Jared Eitnier
Jared Eitnier

Reputation: 7152

git repository to staging site to live site

I'm just learning git and its basic fundamentals. I've got a live Magento store running and need to version control it asap. I've got git loaded on my work machine and have played around with setting up repositories, adding, committing and pushing files. I've tested my setup with Assembla and a free account (for now) and all is good.

I am still having trouble going about the physical changes though. I want to achieve the following (I think!):

  1. Checkout files needed from live site to work with on local machine
  2. Do changes locally from within Dreamweaver (I am using GITweaver and have that easily communicating with my repo) (Also, I am not opposed to changing text editors/IDE's if there is a better solution)
  3. Push repo to 'staging' site for review & testing with my partner. This is where I'm currently lost. What's the process of sending a repo to a live site?
  4. After review and changes are accepted, push repo to 'live' site.

So there's several important questions I need help with here.

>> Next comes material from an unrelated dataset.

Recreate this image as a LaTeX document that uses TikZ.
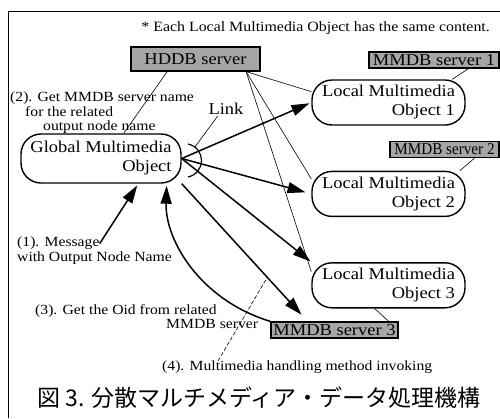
\documentclass[tikz,border=0pt]{standalone}
\usepackage{fontspec}
\setmainfont{Liberation Serif}[FakeStretch=1.12]
\newfontfamily\jpfont{Noto Sans CJK JP}
\usepackage{graphicx}
\usepackage{tikz}
\usetikzlibrary{positioning,arrows.meta,calc}

\newcommand{\objfont}{\fontsize{16.5}{19}\selectfont}
\newcommand{\lblfont}{\fontsize{14}{14.5}\selectfont}

\tikzstyle{obj} = [rectangle, draw, line width=1.4pt, rounded corners=20pt, align=right, font=\objfont, minimum width=153pt, minimum height=45pt, inner sep=2pt]
\tikzstyle{srv} = [rectangle, draw, line width=1.2pt, fill=black!35, font=\objfont, inner sep=1pt, minimum height=16pt]
\tikzstyle{lbl} = [font=\lblfont, inner sep=0pt]
\tikzstyle{bigarrow} = [line width=1.5pt, -{Triangle[length=18pt,width=11pt]}]
\tikzstyle{hair} = [line width=0.6pt]

\begin{document}
\begin{tikzpicture}[x=1pt,y=-1pt]
		\useasboundingbox (0,0) rectangle (500,418);
		\draw[line width=1pt] (8,418) -- (8,11) -- (500,11);
		
		\node (note) [lbl, font=\fontsize{14.2}{16}\selectfont, anchor=east] at (490,28) {* Each Local Multimedia Object has the same content.};
		
		% servers
		\node (HDDB) [srv, minimum width=129pt, minimum height=24pt] at (195.5,59) {HDDB server};
		\node (MMDB1) [srv, minimum width=130pt] at (434,60) {MMDB server 1};
		\node (MMDB2) [srv, minimum width=109pt] at (444.5,149.5) {\scalebox{0.82}[1]{MMDB server 2}};
		\node (MMDB3) [srv, minimum width=127pt] at (334.5,330) {MMDB server 3};
		
		% objects
		\node (Global) [obj, minimum width=160pt, minimum height=49pt] at (101,158.5) {Global Multimedia\\Object};
		\node (Local1) [obj] at (388.5,102.5) {Local Multimedia\\Object 1};
		\node (Local2) [obj, below=45pt of Local1] {Local Multimedia\\Object 2};
		\node (Local3) [obj, below=45pt of Local2] {Local Multimedia\\Object 3};
		
		% labels
		\node (msg2) [lbl, align=left, anchor=north west] at (10,92) {(2). Get MMDB server name\\\hspace*{15pt}for the related\\\hspace*{33pt}output node name};
		\node (msg1) [lbl, anchor=north west] at (17,237) {(1). Message};
		\node (msg1b) [lbl, below right=1pt and 0pt of msg1.south west] {with Output Node Name};
		\node (msg3) [lbl, align=left, anchor=north west] at (35,304) {(3). Get the Oid from related\\\hspace*{131pt}MMDB server};
		\node (msg4) [lbl, anchor=north west] at (162,361) {(4). Multimedia handling method invoking};
		\node (Link) [font=\objfont, inner sep=1pt] at (226,109) {Link};
		
		% link
		\coordinate (arcA) at (188,144);
		\coordinate (arcB) at (188,177);
		\draw[line width=1.2pt] (arcA) .. controls (206,148) and (206,173) .. (arcB) coordinate[pos=0.15] (linkpt);
		\draw[hair] (Link.220) -- (linkpt);
		
		\draw[hair] (HDDB.346) -- (Local1.172);
		\draw[hair] (HDDB.346) -- (Local2.169);
		\draw[hair] (HDDB.346) -- (Local3.170);
		\draw[hair] (HDDB.204) -- (Global.48);
		
		\draw[hair] (MMDB1.346) -- (Local1.20);
		\draw[hair] (MMDB2.344) -- (Local2.18);
		\draw[hair] (Local3.239) -- (MMDB3.9);
		
		\draw[bigarrow, shorten >=2pt] (Global.east) -- (Local1.west);
		\draw[bigarrow, shorten >=6pt] (Global.east) -- (Local2.west);
		\draw[bigarrow, shorten >=1pt] (Global.east) -- (Local3.north west);
		\draw[bigarrow, shorten >=9pt] (Global.south east) -- ($(MMDB3.north west)!0.29!(MMDB3.north east)$) coordinate[pos=0.68] (invk);
		
		\draw[bigarrow, shorten >=2pt] (msg1.east) -- (Global.-34);
		\draw[bigarrow, shorten >=2pt] (MMDB3.north west) .. controls (200,300) and (165,240) .. (Global.-21);
		\draw[hair, dash pattern=on 4pt off 2pt] ([xshift=56pt]msg4.north west) -- (invk);
		
		\node (caption) [font=\jpfont\fontsize{23}{26}\selectfont, inner sep=0pt] at (259,398) {図 3. 分散マルチメディア・データ処理機構};
		
	\end{tikzpicture}
\end{document}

Some helpful background for our store/project:

I would be thrilled if someone could point out a guided tutorial or similar for people like me who did everything backwards and now don't have the time to learn git one step at a time.

Upvotes: 5

Views: 2324

Answers (2)

Nic
Nic

Reputation: 13733

@larsmans has some pretty solid advice for you - I figured I'd cover your other points to try to help you out.

Think of your dev server as where you (and possibly other developers) make, test, and finalize changes. Think of the stage server as where you show potential changes to other stakeholders before they go to the production or live site.

I personally use a branch for each server (we even specify local machines as alpha servers before they even go to dev/staging), and think of them hierarchically:

  1. prod
  2. stage
  3. dev
  4. alpha

Changes start in alpha and are merged upwards - so a bugfix that starts in alpha is merged or cherry-picked into dev, checked, then pushed upwards to stage and ultimately to prod. To update, the branches are just pulled and synced that way. Each server has a copy of the repo, giving extra redundancy in the case of any issues.

We have our own git repository using gitolite, which we've (easily) customized to handle the push and pull duties described in @larsman's answers - unfortunately, since you're on a shared host, this might not be the ideal solution for you. Either way, you should consider running a VPS, as Magento is very resource-intensive and load times suffer greatly - this is first hand advice from someone who has tried to make Magento work on HostGator.

Upvotes: 4

Fred Foo
Fred Foo

Reputation: 363757

What's the process of sending a repo to a live site?

Git does not have a facility for this built in. You'll want to write a script that periodically (say, every five minutes) or on demand pulls some branch from your central repo. (I'm assuming you have a Git server somewhere that functions as such.)

You can do the same thing for the production environment, by having the staging server pull, say, master, and having the production server pull the branch production.